Energy drinks sold to under-16s despite supermarket ban

Energy drinks Image copyright PA
Image caption Most major retailers have been banned from selling high-caffeine energy drinks to under-16s since March

High-caffeine canned energy drinks are being sold in supermarkets despite a ban, a BBC investigation has found.

Sales of the drinks to children under 16 have been voluntarily banned by most major UK stores since March.

A teaching union has warned they are having a detrimental effect on both the health and the attention span of pupils

But the British Soft Drinks Association said there is no more caffeine in most energy drinks than in a small cup of coffee.

The new code is voluntary but when BBC Timeline took a 15-year-old girl round eight supermarkets, half allowed her to buy an energy drink.

Jane Peckham, national officer at the NASUWT teaching union, said: "The ever-increasing consumption of caffeine through energy drinks is a concern for long-term health.

"More and more studies are showing that can lead to diabetes, hyperactivity and other such conditions.

"I think it is something that we all need to pay attention to."

'Seven a day'

Anecdotally, Ms Peckham said she has heard of pupils consuming up to seven energy drinks a day.

And she said it is a problem in both primary and secondary schools.

The union is calling for a total ban on energy drinks in schools.

Ms Peckham added: "Research has shown that children who consume high levels of energy drinks are much more likely to develop future negative behaviours.

"It can lead to use of tobacco, binge drinking, possibly drug use and the energy drink is the starting point for that."

The limitations concern drinks which contain more than 150mg of caffeine per litre.

Image caption Jen Peckham warned energy drinks can cause health problems

Timeline took Annie, 15, round eight supermarkets in Glasgow and Newton Mearns, East Renfrewshire, with mixed results.

In one Glasgow store, she went to a self-service check out where the canned drink was flagged as a restricted item.

Annie told the programme a staff member approved the sale without asking her for identification.

She repeated the process in another and when asked by a member of staff when her birthday was, Annie replied: "May".

He did not ask her age or for proof of her age before approving the sale.

In two stores in Newton Mearns, Annie was not asked for identification.

Image caption Annie after buying an energy drink without being challenged over her age

Timeline also spoke to teenagers who consume energy drinks.

Lennon, 14, is a keen footballer, runner and cyclist and enjoys both flat and fizzy energy drinks.

He said: "The sports drinks give you a boost but the other ones make you kind of hyper.

"Sometimes, if I'm angry, I take them because it calms me down."

The teenager admitted he has been refused energy drinks in supermarkets and has then asked an adult to buy them.

He added: "If energy drinks were banned I would feel frustrated, angry, upset and I would kind of lose my temper.

"I would just hope that when I am older I would get them again so for the rest of my life I could be happy."

Image caption Lennon, 14, consumes sports and fizzy energy drinks

Naveed Sattar, Professor of Metabolic Medicine at Glasgow University, said children should not be consuming energy drinks.

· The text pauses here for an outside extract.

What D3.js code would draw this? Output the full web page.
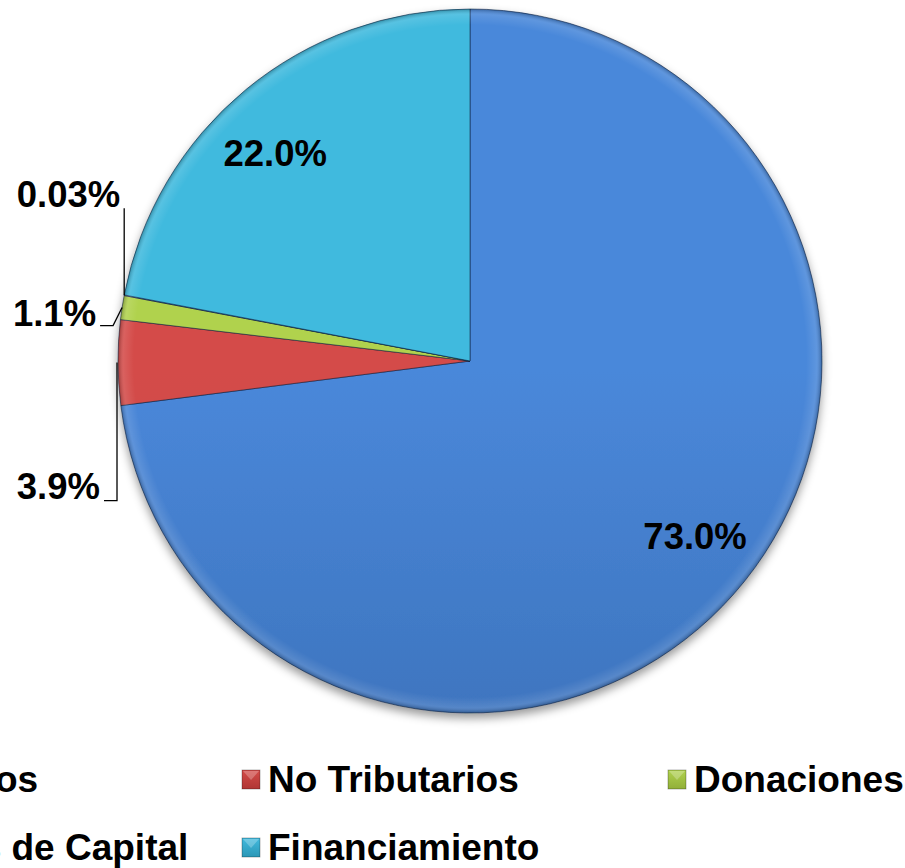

He added: "They were originally developed for optimal sport performance in high-functioning athletes, to replenish sugars and salts.

"The problem is that the word 'energy' is misleading - kids thinks that they'll be full of vitality after drinking it - but very few children are high-performing athletes so they don't need this additional sugar, salt, and caffeine."

Prof Sattar believes the biggest problem with the drinks is the high sugar content, which can lead to childhood obesity.

He said: "Energy drinks have the same or more sugar than fizzy drinks.

"This kind of refined sugar - as most research agrees - is not nutritious and nourishing, it causes damage to teeth, it causes obesity, which of course leads to heart disease, diabetes and cancer.

"Sports and energy drinks will have salt in them too, and high salt intake is a big factor in high blood pressure in children."

He said the picture concerning caffeine is less clear-cut.

Prof Sattar added: "Some research has suggested that high levels of it are physically bad for you, but many cases seem to be anecdotal.

"Either way, drinking too much energy drink will certainly cause agitation in kids, and impact their ability to sleep.

"Sleep deprivation has knock-on effects including weight gain, adverse diet, emotional distress etc."

Caffeine intake

The British Soft Drinks Association said it has no safety concerns.

A statement on its website on whether energy drinks can be consumed by children, said: "Whilst caffeine and energy drinks have been deemed safe by health authorities around the world, it is recommended that children consume less caffeine from all sources due to their lower body weight.

"The latest European Food Safety Authority (EFSA) report was regarding caffeine intake from all products and confirmed that caffeine intake from energy drinks is negligible in children and less than 11% in adolescents.

"EFSA also confirmed that the main contributors to daily caffeine intake in all age groups are tea, coffee, chocolate and other non-alcoholic beverages."